Pio La Torre è uomo che ha avuto il coraggio di sposare la sua terra controvento, senza compromessi. Rifiutandosi in ogni modo e in ogni circostanza di voltarsi dall’altra parte. Perché un politico con lo sguardo lungo è quello che non si fa guidare da ciò che più conviene a sé, al partito, al consenso, ma alla gente, ai cittadini tutti. Per questo Pio La Torre non solo non esitò a denunciare la mafiosità che lo circondava, ma intelligentemente si oppose anche all’installazione dei missili a Comiso, segno di un’altra mafia internazionalmente legittimata e “benedetta”. Lo sguardo lungo e profondo di Pio La Torre intuì per primo che il carcere non bastava e che bisognava colpire le mafie nel cuore dei loro interessi, nel portafogli, nella “roba”, come diceva verganamente. E non solo non si lasciò mai distrarre dalla carriera politica, dagli incarichi di partito e dagli scranni di Montecitorio, piuttosto li utilizzò per portare a Roma il senso della presenza mafiosa che non riguardava più soltanto la Sicilia. Lui quella terra l’aveva veramente sposata. È questo il senso dell’inizio del discorso di Enrico Berlinguer al suo funerale, dopo che il 30 aprile 1982 la mafia siciliana o quella mafia internazionale o tutte e due in convergenza di interessi, pretesero di farlo tacere per sempre. Berlinguer iniziò così, un riferimento tutt’altro che banale: “Pio La Torre è stato ucciso a poche centinaia di metri da dove era nato”.
Tonio Dell’Olio
Da Mosaico dei giorni
http://www.mosaicodipace.it/mosaico/i/3053.html
Pio La Torre e Rosario Di Salvo
Sin da giovane Pio La Torre si impegnò nella lotta a favore dei braccianti, prima nella Confederterra poi nella Cgil (come segretario regionale della Sicilia) e, infine, aderendo al Partito comunista italiano. Messosi in luce per le sue doti politiche, Enrico Berlinguer lo fece entrare nella Segreteria nazionale di Botteghe Oscure. Nel 1972 venne eletto deputato. È l’ispiratore materiale della legge che ha introdotto il reato di associazione mafiosa (Legge Rognoni-La Torre) e della relativa norma che prevede la confisca (il riutilizzo sociale dei beni ai mafiosi fu poi introdotto, grazie alla campagna dell’associazione Libera, che raccolse un milione di firme, con la legge 109/96). Nel 1981 decise di tornare in Sicilia per assumere la carica di segretario regionale del partito. Svolse la sua maggiore battaglia contro la costruzione della base missilistica NATO a Comiso che, secondo La Torre, rappresentava una minaccia per la pace nel Mar Mediterraneo e per la stessa Sicilia. Per questo raccolse un milione di firme in calce a una petizione al Governo. Alle 9.20 del 30 aprile 1982, con una Fiat 132 guidata da Rosario Di Salvo, Pio La Torre stava raggiungendo la sede del partito. Quando la macchina si trovò in una strada stretta, una moto di grossa cilindrata obbligò Di Salvo, che guidava, a uno stop, immediatamente seguito da raffiche di proiettili. Da un’auto scesero altri killer a completare il duplice omicidio. Pio La Torre morì all’istante, mentre Di Salvo ebbe il tempo di estrarre una pistola e sparare alcuni colpi, prima di soccombere.

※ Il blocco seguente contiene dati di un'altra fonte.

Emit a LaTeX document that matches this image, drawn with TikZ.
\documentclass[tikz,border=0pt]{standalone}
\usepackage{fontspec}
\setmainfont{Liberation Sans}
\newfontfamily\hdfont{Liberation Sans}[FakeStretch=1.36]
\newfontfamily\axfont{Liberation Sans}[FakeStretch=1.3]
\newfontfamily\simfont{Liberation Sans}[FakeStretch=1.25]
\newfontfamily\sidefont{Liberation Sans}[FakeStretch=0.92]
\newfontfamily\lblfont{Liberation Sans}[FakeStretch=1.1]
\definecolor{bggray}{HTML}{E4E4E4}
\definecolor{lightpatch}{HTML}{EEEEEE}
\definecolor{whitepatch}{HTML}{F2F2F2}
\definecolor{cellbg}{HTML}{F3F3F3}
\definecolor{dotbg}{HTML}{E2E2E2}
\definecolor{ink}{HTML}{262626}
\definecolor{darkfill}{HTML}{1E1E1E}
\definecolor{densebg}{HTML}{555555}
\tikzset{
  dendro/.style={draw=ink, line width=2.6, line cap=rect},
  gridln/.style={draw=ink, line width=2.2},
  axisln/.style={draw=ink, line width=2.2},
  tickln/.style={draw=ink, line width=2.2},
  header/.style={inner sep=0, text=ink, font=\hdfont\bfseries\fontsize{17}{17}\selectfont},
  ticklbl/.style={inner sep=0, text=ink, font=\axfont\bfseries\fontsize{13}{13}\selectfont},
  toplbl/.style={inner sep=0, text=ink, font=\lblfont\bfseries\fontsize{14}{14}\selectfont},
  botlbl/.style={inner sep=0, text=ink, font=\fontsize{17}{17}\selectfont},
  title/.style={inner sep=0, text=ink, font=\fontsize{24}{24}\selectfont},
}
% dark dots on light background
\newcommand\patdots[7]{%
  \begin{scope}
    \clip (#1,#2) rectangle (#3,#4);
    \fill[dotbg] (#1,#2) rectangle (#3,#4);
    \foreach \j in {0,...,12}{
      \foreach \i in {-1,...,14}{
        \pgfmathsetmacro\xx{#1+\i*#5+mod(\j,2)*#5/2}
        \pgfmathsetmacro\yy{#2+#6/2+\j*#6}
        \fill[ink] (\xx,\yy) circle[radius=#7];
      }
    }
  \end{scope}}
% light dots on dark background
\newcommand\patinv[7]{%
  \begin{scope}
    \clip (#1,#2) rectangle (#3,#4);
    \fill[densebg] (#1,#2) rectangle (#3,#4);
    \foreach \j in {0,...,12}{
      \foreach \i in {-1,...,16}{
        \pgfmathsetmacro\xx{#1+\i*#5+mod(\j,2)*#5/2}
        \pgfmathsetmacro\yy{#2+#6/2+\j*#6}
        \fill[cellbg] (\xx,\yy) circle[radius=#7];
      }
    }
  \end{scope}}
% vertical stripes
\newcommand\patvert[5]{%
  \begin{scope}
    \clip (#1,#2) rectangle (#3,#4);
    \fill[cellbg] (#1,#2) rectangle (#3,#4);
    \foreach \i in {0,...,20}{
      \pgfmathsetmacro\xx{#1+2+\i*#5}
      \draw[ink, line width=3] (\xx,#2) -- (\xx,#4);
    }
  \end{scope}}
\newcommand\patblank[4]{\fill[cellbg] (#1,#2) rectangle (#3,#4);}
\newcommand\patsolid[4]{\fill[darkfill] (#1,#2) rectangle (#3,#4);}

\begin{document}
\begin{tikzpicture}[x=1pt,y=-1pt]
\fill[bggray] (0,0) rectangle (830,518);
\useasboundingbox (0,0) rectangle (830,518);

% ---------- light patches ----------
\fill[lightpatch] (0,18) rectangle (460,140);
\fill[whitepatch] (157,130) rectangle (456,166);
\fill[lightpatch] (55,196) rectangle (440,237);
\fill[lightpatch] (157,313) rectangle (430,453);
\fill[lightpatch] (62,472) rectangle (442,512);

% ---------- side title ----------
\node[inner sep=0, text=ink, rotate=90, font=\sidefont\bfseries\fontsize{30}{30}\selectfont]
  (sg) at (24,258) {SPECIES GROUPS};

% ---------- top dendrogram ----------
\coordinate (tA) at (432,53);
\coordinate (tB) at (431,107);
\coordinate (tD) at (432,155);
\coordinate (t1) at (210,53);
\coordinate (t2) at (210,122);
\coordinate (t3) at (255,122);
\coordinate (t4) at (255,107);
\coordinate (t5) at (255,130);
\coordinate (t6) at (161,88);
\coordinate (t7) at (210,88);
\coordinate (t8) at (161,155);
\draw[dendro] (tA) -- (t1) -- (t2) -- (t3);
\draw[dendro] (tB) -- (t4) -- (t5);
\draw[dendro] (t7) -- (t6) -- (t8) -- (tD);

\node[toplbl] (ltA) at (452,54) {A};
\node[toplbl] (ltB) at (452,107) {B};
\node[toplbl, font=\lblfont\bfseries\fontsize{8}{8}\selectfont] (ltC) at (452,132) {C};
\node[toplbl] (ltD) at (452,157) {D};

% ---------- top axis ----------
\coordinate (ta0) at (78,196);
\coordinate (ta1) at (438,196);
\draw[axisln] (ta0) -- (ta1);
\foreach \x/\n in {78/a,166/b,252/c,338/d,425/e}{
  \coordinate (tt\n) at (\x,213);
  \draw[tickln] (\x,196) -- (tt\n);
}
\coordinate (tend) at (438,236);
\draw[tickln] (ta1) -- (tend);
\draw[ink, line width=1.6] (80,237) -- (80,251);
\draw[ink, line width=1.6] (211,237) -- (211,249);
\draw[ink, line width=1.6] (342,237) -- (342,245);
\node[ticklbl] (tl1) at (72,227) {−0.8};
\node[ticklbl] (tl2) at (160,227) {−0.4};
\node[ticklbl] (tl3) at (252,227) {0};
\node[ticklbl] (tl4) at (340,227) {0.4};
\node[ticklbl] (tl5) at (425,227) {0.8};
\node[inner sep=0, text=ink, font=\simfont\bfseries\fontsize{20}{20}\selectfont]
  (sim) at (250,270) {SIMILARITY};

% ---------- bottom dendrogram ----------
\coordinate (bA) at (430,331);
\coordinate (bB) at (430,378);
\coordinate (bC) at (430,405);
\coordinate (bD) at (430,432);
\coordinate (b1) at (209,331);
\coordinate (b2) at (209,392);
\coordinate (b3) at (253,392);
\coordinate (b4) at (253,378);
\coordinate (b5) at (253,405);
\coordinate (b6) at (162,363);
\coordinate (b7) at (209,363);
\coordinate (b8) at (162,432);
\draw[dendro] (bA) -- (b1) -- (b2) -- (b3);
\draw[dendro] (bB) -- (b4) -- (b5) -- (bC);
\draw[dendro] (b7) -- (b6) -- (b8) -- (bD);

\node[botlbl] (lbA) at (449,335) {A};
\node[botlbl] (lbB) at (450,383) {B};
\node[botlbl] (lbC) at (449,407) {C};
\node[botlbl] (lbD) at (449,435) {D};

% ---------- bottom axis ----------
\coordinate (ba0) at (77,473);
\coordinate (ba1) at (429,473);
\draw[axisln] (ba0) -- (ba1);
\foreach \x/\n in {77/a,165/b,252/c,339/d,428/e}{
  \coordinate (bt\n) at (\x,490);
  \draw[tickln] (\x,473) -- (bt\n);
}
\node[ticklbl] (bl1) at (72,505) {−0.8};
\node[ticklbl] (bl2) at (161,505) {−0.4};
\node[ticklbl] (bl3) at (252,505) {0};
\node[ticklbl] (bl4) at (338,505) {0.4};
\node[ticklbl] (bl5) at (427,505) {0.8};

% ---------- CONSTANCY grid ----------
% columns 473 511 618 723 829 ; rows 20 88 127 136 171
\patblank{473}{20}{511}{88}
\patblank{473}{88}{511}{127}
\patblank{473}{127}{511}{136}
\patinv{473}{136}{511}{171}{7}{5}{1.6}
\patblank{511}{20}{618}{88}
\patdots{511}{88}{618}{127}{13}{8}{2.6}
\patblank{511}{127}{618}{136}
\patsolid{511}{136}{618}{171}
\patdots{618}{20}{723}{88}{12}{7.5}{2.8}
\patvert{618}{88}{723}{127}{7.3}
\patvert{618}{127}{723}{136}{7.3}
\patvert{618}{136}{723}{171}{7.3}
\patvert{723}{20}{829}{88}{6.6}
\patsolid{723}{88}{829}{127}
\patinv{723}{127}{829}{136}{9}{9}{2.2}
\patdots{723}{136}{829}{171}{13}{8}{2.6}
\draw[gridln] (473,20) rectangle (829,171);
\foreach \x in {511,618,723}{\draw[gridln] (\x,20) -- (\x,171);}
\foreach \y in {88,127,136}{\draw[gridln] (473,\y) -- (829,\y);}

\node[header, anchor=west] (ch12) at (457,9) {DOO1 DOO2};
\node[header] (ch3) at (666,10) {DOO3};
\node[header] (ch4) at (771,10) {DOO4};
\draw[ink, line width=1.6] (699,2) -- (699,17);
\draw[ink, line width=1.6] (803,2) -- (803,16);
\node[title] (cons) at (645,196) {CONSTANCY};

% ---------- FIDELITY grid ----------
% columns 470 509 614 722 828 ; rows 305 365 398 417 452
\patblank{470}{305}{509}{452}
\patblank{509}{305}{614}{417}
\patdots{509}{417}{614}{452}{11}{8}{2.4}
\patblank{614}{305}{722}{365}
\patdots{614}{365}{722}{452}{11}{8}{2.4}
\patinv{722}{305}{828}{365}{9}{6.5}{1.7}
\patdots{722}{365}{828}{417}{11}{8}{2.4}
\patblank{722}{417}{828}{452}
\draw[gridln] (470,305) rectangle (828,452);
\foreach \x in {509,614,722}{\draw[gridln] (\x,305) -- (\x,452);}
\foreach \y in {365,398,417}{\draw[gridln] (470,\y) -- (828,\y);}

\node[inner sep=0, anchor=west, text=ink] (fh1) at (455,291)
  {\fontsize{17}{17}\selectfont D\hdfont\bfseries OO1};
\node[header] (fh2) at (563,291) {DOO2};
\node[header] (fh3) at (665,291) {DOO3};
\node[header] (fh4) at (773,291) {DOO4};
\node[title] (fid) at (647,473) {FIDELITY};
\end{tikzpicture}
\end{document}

Rosario Di Salvo, dopo un lento processo di maturazione politica che l’aveva portato a vivere pienamente la lunga stagione delle battaglie politiche e sindacali, era entrato a far parte dell’apparato tecnico del partito. Si era impegnato a tempo pieno nei frequenti viaggi con i compagni del Comitato regionale. In uno di questi viaggi conobbe Pio La Torre. Rosario Di Salvo era al suo posto come sempre, al fianco di Pio il 30 aprile 1982.